Bila perlu dipidana berdasarkan ketentuan UU Kesehatan.
Menurut Menkes,
sambil menunggu anggaran Rp400 miliar itu disetujui, seluruh faskes khususnya
rumah sakit vertikal untuk menggalang solidaritas sosial dengan menyisihkan
sejumlah persentase bantuan sosial masyarakat.
Bantuan ini
dipakai untuk biaya pengobatan pasien miskin non PBI ini ketika mereka berobat
di rumah sakit tersebut. Juga meminta BPJS Kesehatan untuk mengalokasikan
anggaran Coorporate Social
Responsibility (CSR), seperti pada PT Askes dahulu.
Anggota Komisi IX
dari Fraksi Golkar, Poempida Hidayatulloh, menyayangkan sikap Kemkeu yang
dinilainya terlalu arogan.
Padahal menurutnya
masih banyak stok anggaran di Kemkeu yang bisa dialihkan untuk membayar jaminan
kesehatan bagi penduduk miskin ini.

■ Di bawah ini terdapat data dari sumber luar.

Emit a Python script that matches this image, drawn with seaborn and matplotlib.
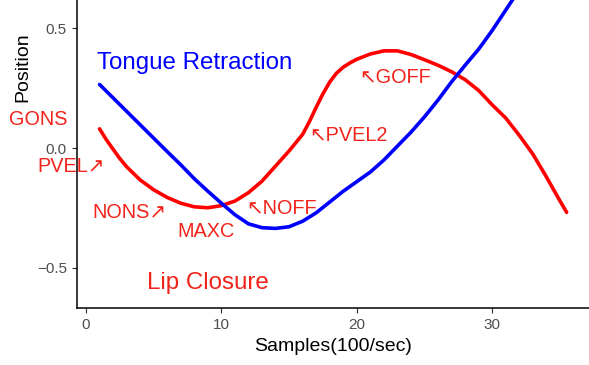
import matplotlib
matplotlib.use("Agg")
import matplotlib.pyplot as plt
import seaborn as sns
import pandas as pd

# ---- data ----
lip_x = [1, 1.5, 2, 2.5, 3, 4, 5, 6, 7, 8, 9, 10, 11, 12, 13, 14, 15, 16, 16.5, 17,
         17.5, 18, 18.5, 19, 19.5, 20, 21, 22, 23, 24, 25, 26, 27, 28, 29, 30, 31, 32,
         33, 34, 35, 35.5]
lip_y = [0.08, 0.035, -0.005, -0.044, -0.078, -0.133, -0.174, -0.206, -0.23, -0.245,
         -0.249, -0.24, -0.221, -0.186, -0.138, -0.075, -0.012, 0.057, 0.11, 0.17,
         0.226, 0.275, 0.312, 0.337, 0.355, 0.37, 0.392, 0.405, 0.405, 0.39, 0.368,
         0.345, 0.318, 0.285, 0.24, 0.18, 0.125, 0.053, -0.025, -0.12, -0.22, -0.268]

tongue_x = [1, 2, 3, 4, 5, 6, 7, 8, 9, 10, 11, 12, 13, 14, 15, 16, 17, 18, 19, 20,
            21, 22, 23, 24, 25, 26, 27, 28, 29, 30, 31, 32]
tongue_y = [0.265, 0.209, 0.153, 0.097, 0.041, -0.015, -0.07, -0.128, -0.18, -0.23,
            -0.278, -0.316, -0.332, -0.335, -0.328, -0.305, -0.27, -0.225, -0.18, -0.14,
            -0.1, -0.05, 0.008, 0.066, 0.13, 0.2, 0.276, 0.345, 0.412, 0.49, 0.575, 0.66]

x_ticks = [0, 10, 20, 30]
y_ticks = [-0.5, 0.0, 0.5]
y_ticklabels = ["\u22120.5", "0.0", "0.5"]

labels = ["GONS", "PVEL\u2197", "NONS\u2197", "MAXC", "\u2196NOFF", "\u2196PVEL2", "\u2196GOFF"]
label_x = [-3.5, 1.35, 5.96, 8.89, 11.87, 16.5, 20.2]
label_y = [0.117, -0.078, -0.268, -0.349, -0.254, 0.054, 0.295]
label_ha = ["center", "right", "right", "center", "left", "left", "left"]

lip = pd.DataFrame({"x": lip_x, "y": lip_y})
tongue = pd.DataFrame({"x": tongue_x, "y": tongue_y})

sns.set_theme(style="ticks")
plt.rcParams["font.family"] = ["Liberation Sans", "DejaVu Sans"]

fig = plt.figure(figsize=(5.89, 3.65), dpi=100)
W, H = 589.0, 365.0
ax = fig.add_axes([76.7 / W, (H - 308.3) / H, (W - 76.7) / W, 308.3 / H])

sns.lineplot(data=lip, x="x", y="y", color="#FF0000", linewidth=2.6, ax=ax, sort=False,
             solid_joinstyle="round")
sns.lineplot(data=tongue, x="x", y="y", color="#0000FF", linewidth=2.6, ax=ax, sort=False,
             solid_joinstyle="round")

ax.set_xlim(-0.687, 37.15)
ax.set_ylim(-0.668, 0.617)
ax.set_xticks(x_ticks)
ax.set_yticks(y_ticks)
ax.set_yticklabels(y_ticklabels)
ax.tick_params(axis="both", colors="#333333", labelcolor="#4D4D4D", labelsize=11,
               length=3.5, width=0.8)
for s in ["top", "right"]:
    ax.spines[s].set_visible(False)
for s in ["left", "bottom"]:
    ax.spines[s].set_color("black")
    ax.spines[s].set_linewidth(1.1)

ax.set_xlabel("Samples(100/sec)", fontsize=14, color="black")
ax.set_ylabel("Position", fontsize=14, color="black")
ax.yaxis.set_label_coords(-0.089, 0.783)

for t, x, y, ha in zip(labels, label_x, label_y, label_ha):
    ax.text(x, y, t, color="#F2231A", fontsize=14.3, ha=ha, va="center", clip_on=False)

ax.text(0.79, 0.354, "Tongue Retraction", color="#0000FF", fontsize=17.4, ha="left", va="center")
ax.text(4.48, -0.564, "Lip Closure", color="#F2231A", fontsize=17.4, ha="left", va="center")

fig.savefig("out.png", dpi=100)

Bila perlu, kata dia, anggaran tersebut
tidak usah dikelola Kemkes, tetapi langsung oleh BPJS Kesehatan.
Anggota Komisi IX
DPR dari Fraksi PDI-P, Rieke Diah Pitaloka, menegaskan ukuran orang miskin
harus jelas dalam PP PBI. Bila perlu PBI mengkaver semua penduduk miskin tanpa
kuota dan verifikasi sebagaimana diamanatkan dalam UU SJSN.
Menurutnya,
jangankan Rp400 miliar untuk orang miskin non PBI, bagi seluruh penduduk
Indonesia pun sebetulnya APBN cukup memadai.
Dengan iuran
sebesar Rp20.000 per orang per bulan bagi 237 juta lebih penduduk Indonesia
hanya membutuhkan anggaran sekitar
Rp56,7 triliun.
Dalam Raker
tersebut, DPR juga mendesak pemerintah untuk mengoreksi Peraturan Pemerintah
(PP) 101/2013 tentang PBI.
PBI ini berpotensi
menyebabkan jutaan orang miskin tidak memiliki jaminan kesehatan, bahkan bisa
memiskinkan masyarakat yang terkena bencana dan diberhentikan dari pekerjaannya
(PHK).
Komisi IX akan
mendorong revisi PP PBI ini dalam rapat paripurna. DPR juga mendesak pemerintah
mengevaluasi besaran tarif Indonesia
Case Based Groups (INA CBGs) karena tidak mengakomodir biaya yang layak di rumah
sakit.
Dengan tarif yang
terlalu kecil dikhawatirkan kualitas
layanan terhadap orang miskin, terutama non PBI, juga menjadi berkurang.